For months, a single full-time meteorologist, with aid from other offices, has staffed the National Weather Service’s Fremont-based Center Weather Service Unit in Oakland after a forecaster there retired. The unit already had two vacant positions when President Donald Trump ordered a federal hiring freeze on Jan. 20.

The meteorologist works with air traffic controllers at a command center in Fremont. Their role is to provide real-time weather updates seven days a week, forecasting any turbulence from around 40,000 feet in the air down to the runway.

That meteorologist could soon have a second trained permanent colleague to relieve the stress of forecasting weather conditions in the Bay Area’s massive airspace.

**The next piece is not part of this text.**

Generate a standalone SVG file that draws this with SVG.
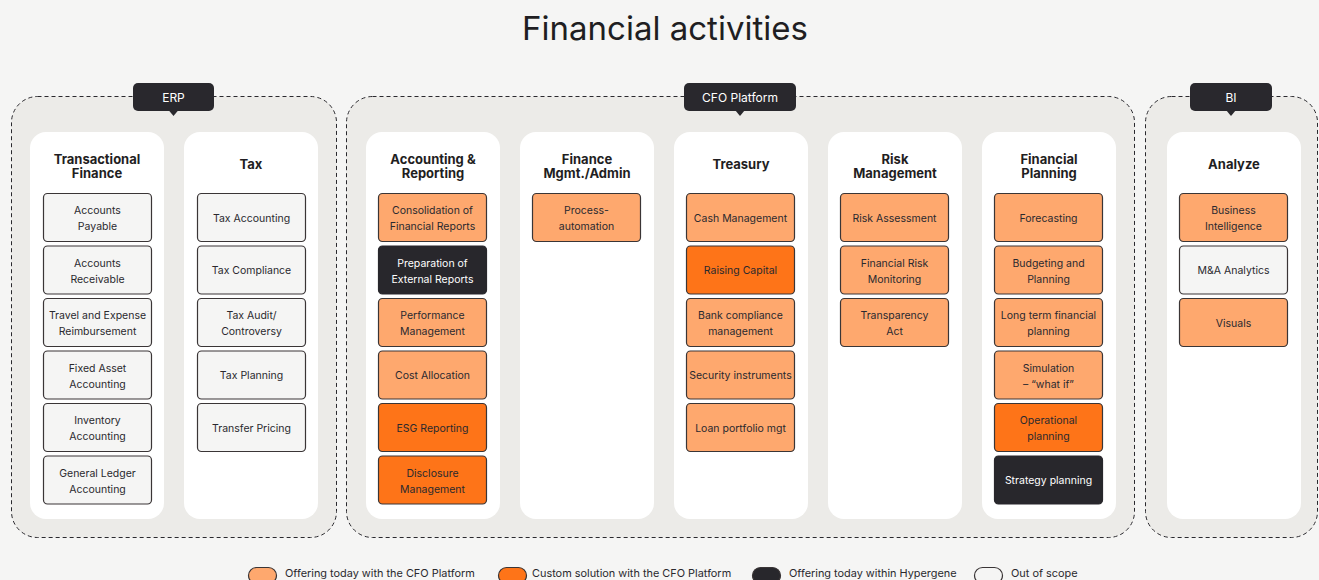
<svg xmlns="http://www.w3.org/2000/svg" width="1319" height="580" viewBox="0 0 1319 580">
  <style>
    .bg { fill: #f5f5f4; }
    .group { fill: #ecebe8; stroke: #2a292e; stroke-width: 1; stroke-dasharray: 4 3; }
    .tag { fill: #29282d; }
    .tagtext { fill: #ffffff; font-family: Inter, "DejaVu Sans", sans-serif; font-size: 12px; text-anchor: middle; }
    .card { fill: #ffffff; }
    .head { fill: #1f1e22; font-family: Inter, "DejaVu Sans", sans-serif; font-size: 13px; font-weight: 700; text-anchor: middle; }
    .item rect { stroke: #3a3536; stroke-width: 1.2; }
    .item text { font-family: Inter, "DejaVu Sans", sans-serif; font-size: 10.5px; text-anchor: middle; fill: #2a292e; }
    .out rect { fill: #f5f5f4; }
    .std rect { fill: #fea86e; }
    .cus rect { fill: #fe7418; }
    .hyp rect { fill: #28272c; stroke: #28272c; }
    .hyp text { fill: #ffffff; }
    .title { fill: #1f1e22; font-family: Inter, "DejaVu Sans", sans-serif; font-size: 33px; text-anchor: middle; }
    .legend text { font-family: Inter, "DejaVu Sans", sans-serif; font-size: 10.9px; fill: #2a292e; }
    .legend rect { stroke: #3a3536; stroke-width: 1.2; }
  </style>

  <rect class="bg" x="0" y="0" width="1319" height="580"/>

  <text class="title" x="665" y="40">Financial activities</text>

  <!-- platform groups -->
  <g id="group-erp">
    <rect class="group" x="11.5" y="96.5" width="325" height="441" rx="26"/>
    <rect class="tag" x="133" y="83" width="81" height="28" rx="5"/>
    <path class="tag" d="M168.5 110 L173.5 116 L178.5 110 Z"/>
    <text class="tagtext" x="173.5" y="101.5">ERP</text>
  </g>
  <g id="group-cfo">
    <rect class="group" x="346.5" y="96.5" width="788" height="441" rx="26"/>
    <rect class="tag" x="684" y="83" width="112" height="28" rx="5"/>
    <path class="tag" d="M735 110 L740 116 L745 110 Z"/>
    <text class="tagtext" x="740" y="101.5">CFO Platform</text>
  </g>
  <g id="group-bi">
    <rect class="group" x="1145.5" y="96.5" width="172" height="441" rx="26"/>
    <rect class="tag" x="1190" y="83" width="82" height="28" rx="5"/>
    <path class="tag" d="M1226 110 L1231 116 L1236 110 Z"/>
    <text class="tagtext" x="1231" y="101.5">BI</text>
  </g>

  <!-- Transactional Finance -->
  <g id="col-transactional">
    <rect class="card" x="30" y="132" width="134" height="387" rx="16"/>
    <text class="head" x="97" y="163.5">Transactional</text>
    <text class="head" x="97" y="177.5">Finance</text>
    <g class="item out"><rect x="43.5" y="193.5" width="108" height="48" rx="4"/><text x="97.5" y="214">Accounts</text><text x="97.5" y="230">Payable</text></g>
    <g class="item out"><rect x="43.5" y="246" width="108" height="48" rx="4"/><text x="97.5" y="266.5">Accounts</text><text x="97.5" y="282.5">Receivable</text></g>
    <g class="item out"><rect x="43.5" y="298.5" width="108" height="48" rx="4"/><text x="97.5" y="319">Travel and Expense</text><text x="97.5" y="335">Reimbursement</text></g>
    <g class="item out"><rect x="43.5" y="351" width="108" height="48" rx="4"/><text x="97.5" y="371.5">Fixed Asset</text><text x="97.5" y="387.5">Accounting</text></g>
    <g class="item out"><rect x="43.5" y="403.5" width="108" height="48" rx="4"/><text x="97.5" y="424">Inventory</text><text x="97.5" y="440">Accounting</text></g>
    <g class="item out"><rect x="43.5" y="456" width="108" height="48" rx="4"/><text x="97.5" y="476.5">General Ledger</text><text x="97.5" y="492.5">Accounting</text></g>
  </g>

  <!-- Tax -->
  <g id="col-tax">
    <rect class="card" x="184" y="132" width="134" height="387" rx="16"/>
    <text class="head" x="251" y="168.5">Tax</text>
    <g class="item out"><rect x="197.5" y="193.5" width="108" height="48" rx="4"/><text x="251.5" y="221.5">Tax Accounting</text></g>
    <g class="item out"><rect x="197.5" y="246" width="108" height="48" rx="4"/><text x="251.5" y="274">Tax Compliance</text></g>
    <g class="item out"><rect x="197.5" y="298.5" width="108" height="48" rx="4"/><text x="251.5" y="319">Tax Audit/</text><text x="251.5" y="335">Controversy</text></g>
    <g class="item out"><rect x="197.5" y="351" width="108" height="48" rx="4"/><text x="251.5" y="379">Tax Planning</text></g>
    <g class="item out"><rect x="197.5" y="403.5" width="108" height="48" rx="4"/><text x="251.5" y="431.5">Transfer Pricing</text></g>
  </g>

  <!-- Accounting & Reporting -->
  <g id="col-accounting">
    <rect class="card" x="366" y="132" width="134" height="387" rx="16"/>
    <text class="head" x="433" y="163.5">Accounting &amp;</text>
    <text class="head" x="433" y="177.5">Reporting</text>
    <g class="item std"><rect x="378.5" y="193.5" width="108" height="48" rx="4"/><text x="432.5" y="214">Consolidation of</text><text x="432.5" y="230">Financial Reports</text></g>
    <g class="item hyp"><rect x="378.5" y="246" width="108" height="48" rx="4"/><text x="432.5" y="266.5">Preparation of</text><text x="432.5" y="282.5">External Reports</text></g>
    <g class="item std"><rect x="378.5" y="298.5" width="108" height="48" rx="4"/><text x="432.5" y="319">Performance</text><text x="432.5" y="335">Management</text></g>
    <g class="item std"><rect x="378.5" y="351" width="108" height="48" rx="4"/><text x="432.5" y="379">Cost Allocation</text></g>
    <g class="item cus"><rect x="378.5" y="403.5" width="108" height="48" rx="4"/><text x="432.5" y="431.5">ESG Reporting</text></g>
    <g class="item cus"><rect x="378.5" y="456" width="108" height="48" rx="4"/><text x="432.5" y="476.5">Disclosure</text><text x="432.5" y="492.5">Management</text></g>
  </g>

  <!-- Finance Mgmt./Admin -->
  <g id="col-finance-admin">
    <rect class="card" x="520" y="132" width="134" height="387" rx="16"/>
    <text class="head" x="587" y="163.5">Finance</text>
    <text class="head" x="587" y="177.5">Mgmt./Admin</text>
    <g class="item std"><rect x="532.5" y="193.5" width="108" height="48" rx="4"/><text x="586.5" y="214">Process-</text><text x="586.5" y="230">automation</text></g>
  </g>

  <!-- Treasury -->
  <g id="col-treasury">
    <rect class="card" x="674" y="132" width="134" height="387" rx="16"/>
    <text class="head" x="741" y="168.5">Treasury</text>
    <g class="item std"><rect x="686.5" y="193.5" width="108" height="48" rx="4"/><text x="740.5" y="221.5">Cash Management</text></g>
    <g class="item cus"><rect x="686.5" y="246" width="108" height="48" rx="4"/><text x="740.5" y="274">Raising Capital</text></g>
    <g class="item std"><rect x="686.5" y="298.5" width="108" height="48" rx="4"/><text x="740.5" y="319">Bank compliance</text><text x="740.5" y="335">management</text></g>
    <g class="item std"><rect x="686.5" y="351" width="108" height="48" rx="4"/><text x="740.5" y="379">Security instruments</text></g>
    <g class="item std"><rect x="686.5" y="403.5" width="108" height="48" rx="4"/><text x="740.5" y="431.5">Loan portfolio mgt</text></g>
  </g>

  <!-- Risk Management -->
  <g id="col-risk">
    <rect class="card" x="828" y="132" width="134" height="387" rx="16"/>
    <text class="head" x="895" y="163.5">Risk</text>
    <text class="head" x="895" y="177.5">Management</text>
    <g class="item std"><rect x="840.5" y="193.5" width="108" height="48" rx="4"/><text x="894.5" y="221.5">Risk Assessment</text></g>
    <g class="item std"><rect x="840.5" y="246" width="108" height="48" rx="4"/><text x="894.5" y="266.5">Financial Risk</text><text x="894.5" y="282.5">Monitoring</text></g>
    <g class="item std"><rect x="840.5" y="298.5" width="108" height="48" rx="4"/><text x="894.5" y="319">Transparency</text><text x="894.5" y="335">Act</text></g>
  </g>

  <!-- Financial Planning -->
  <g id="col-planning">
    <rect class="card" x="982" y="132" width="134" height="387" rx="16"/>
    <text class="head" x="1049" y="163.5">Financial</text>
    <text class="head" x="1049" y="177.5">Planning</text>
    <g class="item std"><rect x="994.5" y="193.5" width="108" height="48" rx="4"/><text x="1048.5" y="221.5">Forecasting</text></g>
    <g class="item std"><rect x="994.5" y="246" width="108" height="48" rx="4"/><text x="1048.5" y="266.5">Budgeting and</text><text x="1048.5" y="282.5">Planning</text></g>
    <g class="item std"><rect x="994.5" y="298.5" width="108" height="48" rx="4"/><text x="1048.5" y="319">Long term financial</text><text x="1048.5" y="335">planning</text></g>
    <g class="item std"><rect x="994.5" y="351" width="108" height="48" rx="4"/><text x="1048.5" y="371.5">Simulation</text><text x="1048.5" y="387.5">– “what if”</text></g>
    <g class="item cus"><rect x="994.5" y="403.5" width="108" height="48" rx="4"/><text x="1048.5" y="424">Operational</text><text x="1048.5" y="440">planning</text></g>
    <g class="item hyp"><rect x="994.5" y="456" width="108" height="48" rx="4"/><text x="1048.5" y="484">Strategy planning</text></g>
  </g>

  <!-- Analyze -->
  <g id="col-analyze">
    <rect class="card" x="1167" y="132" width="134" height="387" rx="16"/>
    <text class="head" x="1234" y="168.5">Analyze</text>
    <g class="item std"><rect x="1179.5" y="193.5" width="108" height="48" rx="4"/><text x="1233.5" y="214">Business</text><text x="1233.5" y="230">Intelligence</text></g>
    <g class="item out"><rect x="1179.5" y="246" width="108" height="48" rx="4"/><text x="1233.5" y="274">M&amp;A Analytics</text></g>
    <g class="item std"><rect x="1179.5" y="298.5" width="108" height="48" rx="4"/><text x="1233.5" y="326.5">Visuals</text></g>
  </g>

  <!-- legend -->
  <g id="legend" class="legend">
    <rect x="248.5" y="567.5" width="28" height="16" rx="8" fill="#fea86e"/>
    <text x="285" y="577">Offering today with the CFO Platform</text>
    <rect x="498.5" y="567.5" width="28" height="16" rx="8" fill="#fe7418"/>
    <text x="532" y="577">Custom solution with the CFO Platform</text>
    <rect x="752.5" y="567.5" width="28" height="16" rx="8" fill="#28272c"/>
    <text x="789" y="577">Offering today within Hypergene</text>
    <rect x="974.5" y="567.5" width="28" height="16" rx="8" fill="#f5f5f4"/>
    <text x="1011" y="577">Out of scope</text>
  </g>
</svg>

“I can’t even tell you how much overtime he’s been working and then double shifts here and there,” Behringer said. “As the lone wolf, it is pretty daunting with the Bay Area air traffic. So, in morale alone, having a second set of eyes permanently will be huge.”

On top of the coming hires, Behringer said last month, the administration classified National Weather Service employees as necessary for public safety.

“That means that meteorologists will be exempt from all future hiring freezes, and we are exempt from any of the reduction-in-force policies that are still to come,” Behringer said.